Outbuildings must be single storey to comply with permitted development rules.


Q6. Will your cabin exceed 2.5 meters high to the eaves?

The maximum eaves height of outbuildings should not exceed 2.5 metres.


Q7. Will your cabin have a dual pitched roof with an overall height of more than 4 metres – or be over 3 metres high with any other type of roof?

Outbuildings must have a maximum overall height of 4 metres with a dual pitched roof or 3 metres in any other case.


Q8. Will your cabin be over 2.5 metres high within 2 metres of a boundary?

If the outbuilding is within 2 metres of the property boundary the whole building should not exceed 2.5 metres in height.


Q9. Including your new cabin, will half the area of land around the “original house” be covered by additions or other buildings?

Outbuildings and other additions must not exceed 50% or half of the total area of land around the original house.
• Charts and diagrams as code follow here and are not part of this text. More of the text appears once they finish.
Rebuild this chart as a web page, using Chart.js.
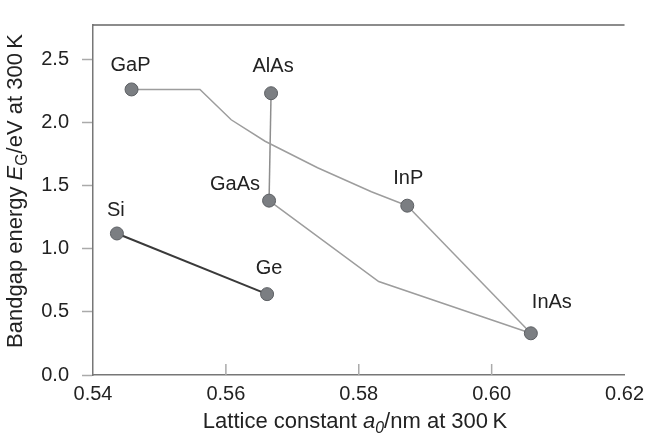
<!DOCTYPE html>
<html>
<head>
<meta charset="utf-8">
<script src="https://cdn.jsdelivr.net/npm/chart.js@4.4.0/dist/chart.umd.min.js"></script>
<style>
html, body { margin: 0; padding: 0; background: #fff; }
</style>
</head>
<body>
<canvas id="gapChart" width="651" height="437"></canvas>
<script>
// semiconductors: lattice constant (nm) and bandgap (eV) at 300 K
var compounds = ['Si', 'Ge', 'GaP', 'AlAs', 'GaAs', 'InP', 'InAs'];
var latticeConst = [0.5436, 0.5662, 0.5458, 0.5668, 0.5665, 0.5873, 0.6059];
var bandgap = [1.12, 0.64, 2.26, 2.23, 1.38, 1.34, 0.33];

// alloy curves between the compounds
var sigeX = [0.5436, 0.5662];
var sigeY = [1.12, 0.64];
var gainpX = [0.5458, 0.5561, 0.5608, 0.5659, 0.5738, 0.5819, 0.5873];
var gainpY = [2.26, 2.26, 2.02, 1.85, 1.64, 1.45, 1.34];
var algaasX = [0.5668, 0.5665];
var algaasY = [2.23, 1.38];
var ingaasX = [0.5665, 0.5830, 0.6059];
var ingaasY = [1.38, 0.74, 0.33];
var inasPX = [0.5873, 0.6059];
var inasPY = [1.34, 0.33];

var xTicks = [0.54, 0.56, 0.58, 0.60, 0.62];
var yTicks = [0.0, 0.5, 1.0, 1.5, 2.0, 2.5];

var FONT = '"Liberation Sans", Arial, Helvetica, sans-serif';

function toXY(xs, ys){
    return xs.map(function(x, i){ return {x: x, y: ys[i]}; });
}

function lineSet(xs, ys, color, width){
    return {
        data: toXY(xs, ys),
        showLine: true,
        borderColor: color,
        borderWidth: width,
        pointRadius: 0,
        fill: false,
        tension: 0
    };
}

function drawRich(ctx, parts, size){
    var total = 0;
    parts.forEach(function(p){
        ctx.font = (p.it ? 'italic ' : '') + (p.sub ? size * 0.72 : size) + 'px ' + FONT;
        p.w = ctx.measureText(p.t).width;
        total += p.w;
    });
    var x = -total / 2;
    parts.forEach(function(p){
        ctx.font = (p.it ? 'italic ' : '') + (p.sub ? size * 0.72 : size) + 'px ' + FONT;
        ctx.fillText(p.t, x, p.sub ? size * 0.28 : 0);
        x += p.w;
    });
}

var labelOffsets = {
    'Si': [-1, -23], 'Ge': [2, -26], 'GaP': [-1, -24], 'AlAs': [2, -27],
    'GaAs': [-34, -16], 'InP': [1, -27], 'InAs': [21, -31]
};

var decor = {
    id: 'decor',
    afterDatasetsDraw: function(chart){
        var ctx = chart.ctx, xs = chart.scales.x, ys = chart.scales.y;
        ctx.save();
        ctx.fillStyle = '#222';
        ctx.font = '20px ' + FONT;
        ctx.textAlign = 'center';
        ctx.textBaseline = 'middle';
        compounds.forEach(function(name, i){
            var off = labelOffsets[name];
            ctx.fillText(name, xs.getPixelForValue(latticeConst[i]) + off[0],
                ys.getPixelForValue(bandgap[i]) + off[1]);
        });
        ctx.restore();
    },
    afterDraw: function(chart){
        var ctx = chart.ctx, area = chart.chartArea, xs = chart.scales.x;
        ctx.save();
        // top frame line
        ctx.strokeStyle = '#666';
        ctx.lineWidth = 1.5;
        ctx.beginPath();
        ctx.moveTo(area.left, area.top);
        ctx.lineTo(area.right, area.top);
        ctx.stroke();
        // inward x ticks
        ctx.strokeStyle = '#aaa';
        xTicks.slice(1, -1).forEach(function(v){
            var px = xs.getPixelForValue(v);
            ctx.beginPath();
            ctx.moveTo(px, area.bottom);
            ctx.lineTo(px, area.bottom - 11);
            ctx.stroke();
        });
        // axis titles
        ctx.fillStyle = '#222';
        ctx.textAlign = 'left';
        ctx.textBaseline = 'middle';
        ctx.translate(355, 422);
        drawRich(ctx, [{t: 'Lattice constant '}, {t: 'a', it: true}, {t: '0', it: true, sub: true},
            {t: '/nm at 300\u2009K'}], 22);
        ctx.setTransform(1, 0, 0, 1, 0, 0);
        ctx.translate(16, 191);
        ctx.rotate(-Math.PI / 2);
        drawRich(ctx, [{t: 'Bandgap energy '}, {t: 'E', it: true}, {t: 'G', sub: true},
            {t: '/eV at 300\u2009K'}], 22);
        ctx.restore();
    }
};

var canvas = document.getElementById('gapChart').getContext('2d');
var chart = new Chart(canvas, {
    type: 'scatter',
    data: {
        datasets: [
            {
                data: toXY(latticeConst, bandgap),
                showLine: false,
                pointRadius: 6.5,
                pointBackgroundColor: '#7b7e82',
                pointBorderColor: '#5c5f63',
                pointBorderWidth: 1
            },
            lineSet(sigeX, sigeY, '#3a3a3a', 2),
            lineSet(gainpX, gainpY, '#9d9d9d', 1.5),
            lineSet(algaasX, algaasY, '#8e8e8e', 1.5),
            lineSet(ingaasX, ingaasY, '#9d9d9d', 1.5),
            lineSet(inasPX, inasPY, '#9d9d9d', 1.5)
        ]
    },
    options: {
        responsive: false,
        animation: false,
        layout: { autoPadding: false, padding: { top: 8, right: 19, left: 0, bottom: 0 } },
        plugins: { legend: { display: false }, tooltip: { enabled: false } },
        scales: {
            x: {
                type: 'linear',
                min: 0.54,
                max: 0.62,
                afterBuildTicks: function(s){ s.ticks = xTicks.map(function(v){ return {value: v}; }); },
                afterFit: function(s){ s.height = 62; },
                ticks: {
                    callback: function(v){ return v.toFixed(2); },
                    color: '#222',
                    font: { size: 20, family: FONT },
                    padding: 7,
                    maxRotation: 0
                },
                grid: { drawOnChartArea: false, drawTicks: false },
                border: { color: '#777', width: 1.5 }
            },
            y: {
                type: 'linear',
                min: 0,
                max: 2.77,
                afterBuildTicks: function(s){ s.ticks = yTicks.map(function(v){ return {value: v}; }); },
                afterFit: function(s){ s.width = 93; },
                ticks: {
                    callback: function(v){ return v.toFixed(1); },
                    color: '#222',
                    font: { size: 20, family: FONT },
                    padding: 13
                },
                grid: { drawOnChartArea: false, tickLength: 11, tickColor: '#aaa', tickWidth: 1.5 },
                border: { color: '#777', width: 1.5 }
            }
        }
    },
    plugins: [decor]
});
</script>
</body>
</html>
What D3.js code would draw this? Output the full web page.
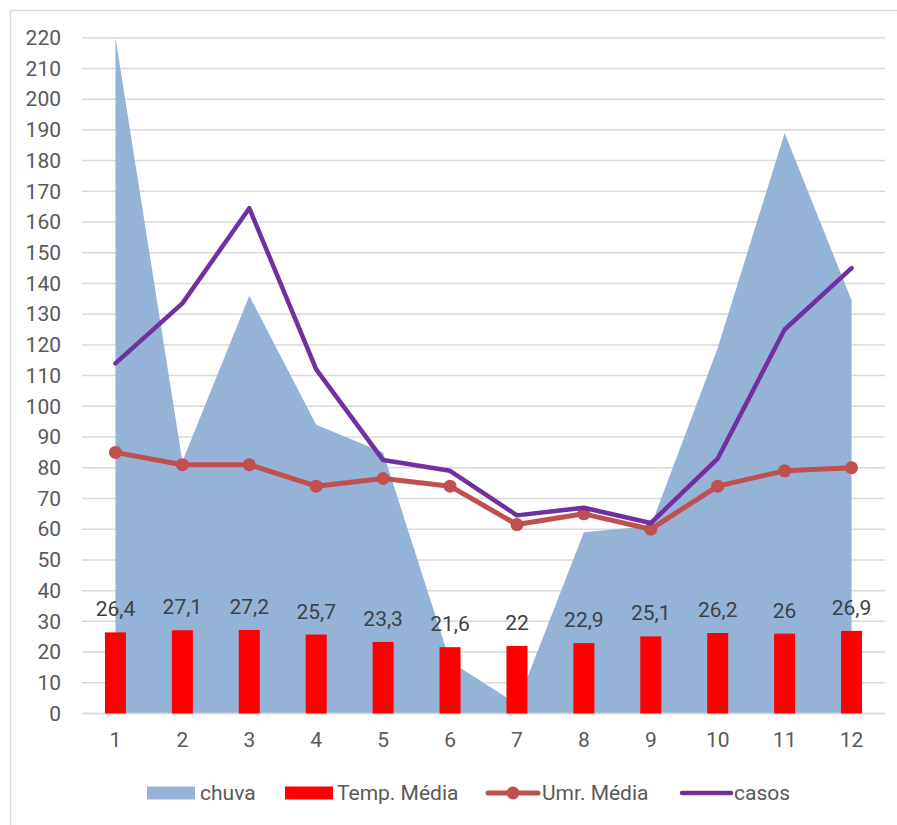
<!DOCTYPE html>
<html>
<head>
<meta charset="utf-8">
<script src="https://cdn.jsdelivr.net/npm/d3@7/dist/d3.min.js"></script>
<style>
  html, body { margin: 0; padding: 0; background: #fff; }
  svg { display: block; }
  text { font-family: Roboto, "Open Sans", sans-serif; }
</style>
</head>
<body>
<svg id="chart" width="897" height="825"></svg>
<script>
// Monthly series
const months = [1, 2, 3, 4, 5, 6, 7, 8, 9, 10, 11, 12];
const chuva = [220, 82, 136, 94, 85, 17, 3, 59, 61, 119, 189, 134.5];
const tempMedia = [26.4, 27.1, 27.2, 25.7, 23.3, 21.6, 22, 22.9, 25.1, 26.2, 26, 26.9];
const umrMedia = [85, 81, 81, 74, 76.5, 74, 61.5, 65, 60, 74, 79, 80];
const casos = [114, 133.5, 164.5, 112, 82.5, 79, 64.5, 67, 62, 83, 125, 145];
const yTicks = d3.range(0, 221, 10);
const seriesNames = ["chuva", "Temp. Média", "Umr. Média", "casos"];

const colors = {
  chuva: "#95B3D7",
  temp: "#FF0000",
  umr: "#C0504D",
  casos: "#7030A0",
  grid: "#D9D9D9",
  tick: "#595959",
  label: "#404040"
};
const fontSize = "21px";
const fontFamily = "Roboto, 'Open Sans', sans-serif";

const svg = d3.select("#chart");

// Outer chart frame
svg.append("rect")
  .attr("x", 10.5).attr("y", 10.5)
  .attr("width", 900).attr("height", 900)
  .attr("fill", "#fff")
  .attr("stroke", colors.grid)
  .attr("stroke-width", 1.5);

const plot = { left: 82, right: 885, top: 37.7, bottom: 713.5 };

const x = d3.scaleBand().domain(months).range([plot.left, plot.right]).padding(0);
const xc = d => x(d) + x.bandwidth() / 2;
const y = d3.scaleLinear().domain([0, 220]).range([plot.bottom, plot.top]);

// Horizontal gridlines
svg.append("g")
  .selectAll("line")
  .data(yTicks)
  .join("line")
  .attr("x1", plot.left).attr("x2", plot.right)
  .attr("y1", d => y(d)).attr("y2", d => y(d))
  .attr("stroke", colors.grid)
  .attr("stroke-width", 1.5);

// Y axis labels
const yAxis = d3.axisLeft(y).tickValues(yTicks).tickSize(0).tickPadding(0).tickFormat(d3.format("d"));
svg.append("g")
  .attr("transform", `translate(61,0)`)
  .call(yAxis)
  .call(g => g.select(".domain").remove())
  .call(g => g.selectAll("text")
    .attr("fill", colors.tick)
    .style("font-size", fontSize)
    .style("font-family", fontFamily));

// X axis labels
const xAxis = d3.axisBottom(x).tickSize(0).tickPadding(0);
svg.append("g")
  .attr("transform", `translate(0,732)`)
  .call(xAxis)
  .call(g => g.select(".domain").remove())
  .call(g => g.selectAll("text")
    .attr("fill", colors.tick)
    .style("font-size", fontSize)
    .style("font-family", fontFamily));

// Rainfall area
const area = d3.area()
  .x((d, i) => xc(months[i]))
  .y0(y(0))
  .y1(d => y(d));
svg.append("path")
  .datum(chuva)
  .attr("d", area)
  .attr("fill", colors.chuva);

// Bottom axis line
svg.append("line")
  .attr("x1", plot.left).attr("x2", plot.right)
  .attr("y1", y(0)).attr("y2", y(0))
  .attr("stroke", colors.grid)
  .attr("stroke-width", 1.5);

// Temperature bars
const barW = x.bandwidth() * 0.314;
svg.append("g")
  .selectAll("rect")
  .data(tempMedia)
  .join("rect")
  .attr("x", (d, i) => xc(months[i]) - barW / 2)
  .attr("y", d => y(d))
  .attr("width", barW)
  .attr("height", d => y(0) - y(d))
  .attr("fill", colors.temp);

// Temperature value labels
svg.append("g")
  .selectAll("text")
  .data(tempMedia)
  .join("text")
  .attr("x", (d, i) => xc(months[i]))
  .attr("y", d => y(d) - 16)
  .attr("text-anchor", "middle")
  .attr("fill", colors.label)
  .style("font-size", fontSize)
  .text(d => String(d).replace(".", ","));

// Humidity line with markers
const line = d3.line().x((d, i) => xc(months[i])).y(d => y(d));
svg.append("path")
  .datum(umrMedia)
  .attr("d", line)
  .attr("fill", "none")
  .attr("stroke", colors.umr)
  .attr("stroke-width", 5)
  .attr("stroke-linejoin", "round")
  .attr("stroke-linecap", "round");
svg.append("g")
  .selectAll("circle")
  .data(umrMedia)
  .join("circle")
  .attr("cx", (d, i) => xc(months[i]))
  .attr("cy", d => y(d))
  .attr("r", 6.5)
  .attr("fill", colors.umr);

// Cases line
svg.append("path")
  .datum(casos)
  .attr("d", line)
  .attr("fill", "none")
  .attr("stroke", colors.casos)
  .attr("stroke-width", 4.5)
  .attr("stroke-linejoin", "round")
  .attr("stroke-linecap", "round");

// Legend
const legendY = 793;
const legend = svg.append("g").style("font-size", fontSize);
// chuva
legend.append("rect").attr("x", 147).attr("y", legendY - 6.5).attr("width", 48).attr("height", 13).attr("fill", colors.chuva);
legend.append("text").attr("x", 200).attr("y", legendY).attr("dy", "0.35em").attr("fill", colors.tick).text(seriesNames[0]);
// Temp
legend.append("rect").attr("x", 285).attr("y", legendY - 6.5).attr("width", 48).attr("height", 13).attr("fill", colors.temp);
legend.append("text").attr("x", 337).attr("y", legendY).attr("dy", "0.35em").attr("fill", colors.tick).text(seriesNames[1]);
// Umr
legend.append("line").attr("x1", 488).attr("x2", 538).attr("y1", legendY).attr("y2", legendY)
  .attr("stroke", colors.umr).attr("stroke-width", 5).attr("stroke-linecap", "round");
legend.append("circle").attr("cx", 513).attr("cy", legendY).attr("r", 6.5).attr("fill", colors.umr);
legend.append("text").attr("x", 542).attr("y", legendY).attr("dy", "0.35em").attr("fill", colors.tick).text(seriesNames[2]);
// casos
legend.append("line").attr("x1", 682).attr("x2", 731).attr("y1", legendY).attr("y2", legendY)
  .attr("stroke", colors.casos).attr("stroke-width", 4.5).attr("stroke-linecap", "round");
legend.append("text").attr("x", 734).attr("y", legendY).attr("dy", "0.35em").attr("fill", colors.tick).text(seriesNames[3]);
</script>
</body>
</html>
Sheds and all other outbuildings and extensions must be included when calculating the 50% limit.


Q10. Will your cabin involve the construction of verandas or balconies?

Balconies and verandas are not permitted development.


Q11. Will your cabin involve the construction of raised platforms with a height greater than 300 millimetres?

Raised platforms such as decking are permitted development provided they are no higher than 300mm.


Q12. Do you intend your cabin to be separate, self contained, living accommodation or have a microwave antenna?

To be permitted development, any new building must not itself be separate, self-contained, living accommodation and must not have a microwave antenna.


No need to apply for planning permission

If you’ve answered all the questions correctly then you should be able to put your new log cabin in your garden under permitted development without applying for planning permission! However, if you have any doubts at all, we suggest you pop along and have a chat with your local planning officer.